Yes, I missed getting a post online yesterday. Lots of reasons, no excuses.
I got dropped off downtown early in the day and spent several hours in the Circuit Court documents room, going through some case files.
When I was done, I headed for the bus and just forgot to finish the job.
One of the cases I checked on was the Hawaii State Teachers Association’s lawsuit against the State Ethics Commission over the commission’s guidelines prohibiting teachers from accepting free travel when serving as chaperones during educational trips for students.
Last week, Judge Rhonda Nishimura voided a commission advisory opinion and related memorandum issued in August 2015 spelling out its interpretation of the ethics code as applied to these educational trips.
Despite some key arguments made on behalf of the HSTA by attorney (and Congressional candidate) Colleen Hanabusa, the ethics commission declined to give any ground or to soften their position. I’ll get back to additional details of the arguments in a later post.
So after hearing oral arguments, Nishimura ruled the commission’s travel guidelines affect a broad section of the public and are not limited to a specific case or situation, are forward looking, and therefore must be adopted as agency rules, with opportunities for public input guaranteed by state law.
One key point was buried in the arguments. Hanabusa pointed out that the same issues underlying the disagreement over teacher travel and education trips are also involved in applying the gift provisions of the ethics code to legislators and other public officials.
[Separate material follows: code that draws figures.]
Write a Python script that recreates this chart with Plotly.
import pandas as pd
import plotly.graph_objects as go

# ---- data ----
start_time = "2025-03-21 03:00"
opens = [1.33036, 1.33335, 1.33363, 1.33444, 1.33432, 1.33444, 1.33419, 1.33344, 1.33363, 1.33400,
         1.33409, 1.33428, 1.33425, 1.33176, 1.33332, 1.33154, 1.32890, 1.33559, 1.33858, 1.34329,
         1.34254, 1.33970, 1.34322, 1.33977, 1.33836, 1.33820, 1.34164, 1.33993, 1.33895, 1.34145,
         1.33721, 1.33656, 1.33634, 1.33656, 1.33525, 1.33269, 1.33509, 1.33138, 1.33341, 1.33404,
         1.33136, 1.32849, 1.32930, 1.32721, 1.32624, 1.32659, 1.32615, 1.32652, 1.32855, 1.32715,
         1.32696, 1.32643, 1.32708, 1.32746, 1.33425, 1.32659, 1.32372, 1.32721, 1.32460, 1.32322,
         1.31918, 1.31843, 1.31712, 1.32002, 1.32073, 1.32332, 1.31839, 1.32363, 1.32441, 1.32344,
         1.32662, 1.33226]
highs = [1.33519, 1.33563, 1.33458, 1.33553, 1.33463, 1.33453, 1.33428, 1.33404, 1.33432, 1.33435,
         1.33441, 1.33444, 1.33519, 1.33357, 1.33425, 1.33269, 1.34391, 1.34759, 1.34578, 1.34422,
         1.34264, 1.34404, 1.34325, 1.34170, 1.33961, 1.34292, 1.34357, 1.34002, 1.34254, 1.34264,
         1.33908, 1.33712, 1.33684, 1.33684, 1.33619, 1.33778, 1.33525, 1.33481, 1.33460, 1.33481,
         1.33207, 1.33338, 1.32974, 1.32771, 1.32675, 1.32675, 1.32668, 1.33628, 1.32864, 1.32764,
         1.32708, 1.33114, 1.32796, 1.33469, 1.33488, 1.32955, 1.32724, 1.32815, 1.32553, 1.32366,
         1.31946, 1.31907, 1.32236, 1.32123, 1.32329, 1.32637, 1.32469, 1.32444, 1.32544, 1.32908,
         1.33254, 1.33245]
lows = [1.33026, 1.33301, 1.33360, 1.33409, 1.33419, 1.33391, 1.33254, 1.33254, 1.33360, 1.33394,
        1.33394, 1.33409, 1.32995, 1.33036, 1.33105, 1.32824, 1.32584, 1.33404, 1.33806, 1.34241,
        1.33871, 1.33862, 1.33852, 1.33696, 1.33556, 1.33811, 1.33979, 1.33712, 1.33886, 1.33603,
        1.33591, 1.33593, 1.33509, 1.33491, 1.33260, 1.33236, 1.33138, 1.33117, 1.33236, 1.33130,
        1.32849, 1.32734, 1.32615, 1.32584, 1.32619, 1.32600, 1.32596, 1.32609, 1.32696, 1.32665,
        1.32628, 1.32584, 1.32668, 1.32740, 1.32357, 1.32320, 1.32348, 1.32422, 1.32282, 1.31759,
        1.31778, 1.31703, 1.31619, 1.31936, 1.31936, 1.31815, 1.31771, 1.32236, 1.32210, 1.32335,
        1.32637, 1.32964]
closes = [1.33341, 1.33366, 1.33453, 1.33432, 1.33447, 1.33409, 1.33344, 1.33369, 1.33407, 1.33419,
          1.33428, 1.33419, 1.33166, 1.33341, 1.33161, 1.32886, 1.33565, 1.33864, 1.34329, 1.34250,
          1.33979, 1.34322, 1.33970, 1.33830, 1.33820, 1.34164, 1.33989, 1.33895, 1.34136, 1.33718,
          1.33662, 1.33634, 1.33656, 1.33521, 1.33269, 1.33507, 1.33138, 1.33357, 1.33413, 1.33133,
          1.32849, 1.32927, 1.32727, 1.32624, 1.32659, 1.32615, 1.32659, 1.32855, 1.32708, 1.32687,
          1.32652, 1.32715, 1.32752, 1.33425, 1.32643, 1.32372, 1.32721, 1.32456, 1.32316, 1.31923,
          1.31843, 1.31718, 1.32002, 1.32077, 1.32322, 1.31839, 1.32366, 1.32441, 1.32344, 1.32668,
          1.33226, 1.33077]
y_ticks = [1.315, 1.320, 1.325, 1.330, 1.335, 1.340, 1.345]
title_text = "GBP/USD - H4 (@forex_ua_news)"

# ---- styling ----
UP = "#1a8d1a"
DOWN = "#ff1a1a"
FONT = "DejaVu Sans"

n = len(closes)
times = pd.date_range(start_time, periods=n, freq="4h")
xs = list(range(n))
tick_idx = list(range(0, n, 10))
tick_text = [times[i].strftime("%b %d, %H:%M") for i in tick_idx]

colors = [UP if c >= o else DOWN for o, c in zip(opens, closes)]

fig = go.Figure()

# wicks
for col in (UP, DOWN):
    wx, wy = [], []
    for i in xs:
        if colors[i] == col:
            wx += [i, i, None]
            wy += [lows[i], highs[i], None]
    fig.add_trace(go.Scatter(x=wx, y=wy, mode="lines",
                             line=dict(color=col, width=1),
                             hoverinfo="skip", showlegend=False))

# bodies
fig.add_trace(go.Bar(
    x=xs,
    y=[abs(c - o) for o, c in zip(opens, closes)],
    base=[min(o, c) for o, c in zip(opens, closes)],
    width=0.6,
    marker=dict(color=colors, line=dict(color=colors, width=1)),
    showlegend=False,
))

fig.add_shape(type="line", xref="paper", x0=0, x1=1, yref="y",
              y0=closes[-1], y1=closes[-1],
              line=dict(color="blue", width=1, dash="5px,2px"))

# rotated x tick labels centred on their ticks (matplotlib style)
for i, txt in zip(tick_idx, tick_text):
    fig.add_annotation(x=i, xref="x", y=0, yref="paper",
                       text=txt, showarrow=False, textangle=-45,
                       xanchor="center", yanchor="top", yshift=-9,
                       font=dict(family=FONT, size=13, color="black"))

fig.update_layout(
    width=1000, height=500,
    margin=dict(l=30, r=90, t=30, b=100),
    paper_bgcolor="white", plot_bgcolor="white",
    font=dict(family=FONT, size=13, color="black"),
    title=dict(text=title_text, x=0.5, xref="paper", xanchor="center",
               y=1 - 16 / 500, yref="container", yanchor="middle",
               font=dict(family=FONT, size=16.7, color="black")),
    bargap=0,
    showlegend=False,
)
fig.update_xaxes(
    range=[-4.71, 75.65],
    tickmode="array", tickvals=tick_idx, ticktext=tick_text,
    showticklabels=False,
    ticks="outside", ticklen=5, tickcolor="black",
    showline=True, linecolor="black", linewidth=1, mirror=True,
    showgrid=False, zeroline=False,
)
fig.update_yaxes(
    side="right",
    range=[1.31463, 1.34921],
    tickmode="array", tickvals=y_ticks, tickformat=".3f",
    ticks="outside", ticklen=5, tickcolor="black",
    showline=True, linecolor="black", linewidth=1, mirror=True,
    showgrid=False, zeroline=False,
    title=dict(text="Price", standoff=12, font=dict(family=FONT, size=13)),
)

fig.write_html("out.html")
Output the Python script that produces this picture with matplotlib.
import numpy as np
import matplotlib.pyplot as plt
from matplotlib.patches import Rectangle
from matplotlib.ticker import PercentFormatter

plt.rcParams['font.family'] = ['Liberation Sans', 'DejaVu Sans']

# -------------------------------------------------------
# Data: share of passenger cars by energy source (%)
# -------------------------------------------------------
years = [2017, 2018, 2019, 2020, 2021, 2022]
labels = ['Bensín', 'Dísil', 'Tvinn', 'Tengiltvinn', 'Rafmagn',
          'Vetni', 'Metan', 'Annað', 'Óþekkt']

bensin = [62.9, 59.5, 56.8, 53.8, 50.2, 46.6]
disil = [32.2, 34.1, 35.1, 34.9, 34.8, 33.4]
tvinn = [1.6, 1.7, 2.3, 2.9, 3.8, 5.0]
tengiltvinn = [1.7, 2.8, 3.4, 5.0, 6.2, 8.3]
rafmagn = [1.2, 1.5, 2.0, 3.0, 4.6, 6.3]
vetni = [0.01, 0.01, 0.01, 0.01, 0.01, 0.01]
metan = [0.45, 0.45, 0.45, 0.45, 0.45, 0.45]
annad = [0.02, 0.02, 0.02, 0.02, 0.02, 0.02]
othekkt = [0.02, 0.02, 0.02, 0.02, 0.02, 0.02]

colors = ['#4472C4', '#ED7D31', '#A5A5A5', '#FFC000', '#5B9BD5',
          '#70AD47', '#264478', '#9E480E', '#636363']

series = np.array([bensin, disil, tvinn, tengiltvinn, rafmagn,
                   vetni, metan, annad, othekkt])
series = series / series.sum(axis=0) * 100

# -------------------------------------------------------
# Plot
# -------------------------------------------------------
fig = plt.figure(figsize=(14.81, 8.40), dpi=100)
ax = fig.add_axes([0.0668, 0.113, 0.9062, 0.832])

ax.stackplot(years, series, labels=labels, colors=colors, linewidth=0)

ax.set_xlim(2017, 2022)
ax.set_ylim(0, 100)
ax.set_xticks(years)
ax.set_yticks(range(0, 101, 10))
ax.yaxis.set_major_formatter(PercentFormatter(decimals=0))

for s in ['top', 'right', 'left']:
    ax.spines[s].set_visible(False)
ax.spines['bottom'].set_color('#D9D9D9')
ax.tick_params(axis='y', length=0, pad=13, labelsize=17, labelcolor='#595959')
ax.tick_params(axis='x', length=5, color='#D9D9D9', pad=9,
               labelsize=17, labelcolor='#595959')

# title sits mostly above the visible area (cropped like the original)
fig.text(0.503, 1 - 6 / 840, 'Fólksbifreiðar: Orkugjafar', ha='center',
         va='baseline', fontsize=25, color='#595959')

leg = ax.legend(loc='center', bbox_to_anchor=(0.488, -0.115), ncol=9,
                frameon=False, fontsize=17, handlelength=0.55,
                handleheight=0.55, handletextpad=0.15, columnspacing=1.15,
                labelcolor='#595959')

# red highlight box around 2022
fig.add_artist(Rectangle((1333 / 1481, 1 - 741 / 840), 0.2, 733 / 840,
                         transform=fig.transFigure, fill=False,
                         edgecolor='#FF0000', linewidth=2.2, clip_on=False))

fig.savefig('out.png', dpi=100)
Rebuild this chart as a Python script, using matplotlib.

One part of the what is at issue is the ethics commission’s interpretation of this part of the law, which provides:
Gifts. No legislator or employee shall solicit, accept, or receive, directly or indirectly, any gift, whether in the form of money, service, loan, travel, entertainment, hospitality, thing, or promise, or in any other form, under circumstances in which it can reasonably be inferred that the gift is intended to influence the legislator or employee in the performance of the legislator’s or employee’s official duties or is intended as a reward for any official action on the legislator’s or employee’s part.
HSTA repeatedly questioned how the ethics commission decides what is a “reasonable inference.”
It’s the same provision at issue, whether applied to teachers or to lobbyists and legislators.
This is dangerous territory, because prior ethics opinions about gifts to legislators have been grumbled about at the State Capitol but not directly challenged. It’s a rare elected official who wants to publicly be seen on the wrong side of ethics.
This is clearly tricky territory, especially because the ethics commission is bound by the ethics laws, which are passed by the Legislature and can be amended by them as well.
If the commission holds to its prior position, and the teachers case is ultimately pushed to rulemaking, it will necessarily open the door to challenges to the way gifts to legislators have been treated by the commission. Lobbyists and legislators may be anxious to renew that debate. I’m not sure the public wants to risk loosening of existing restrictions.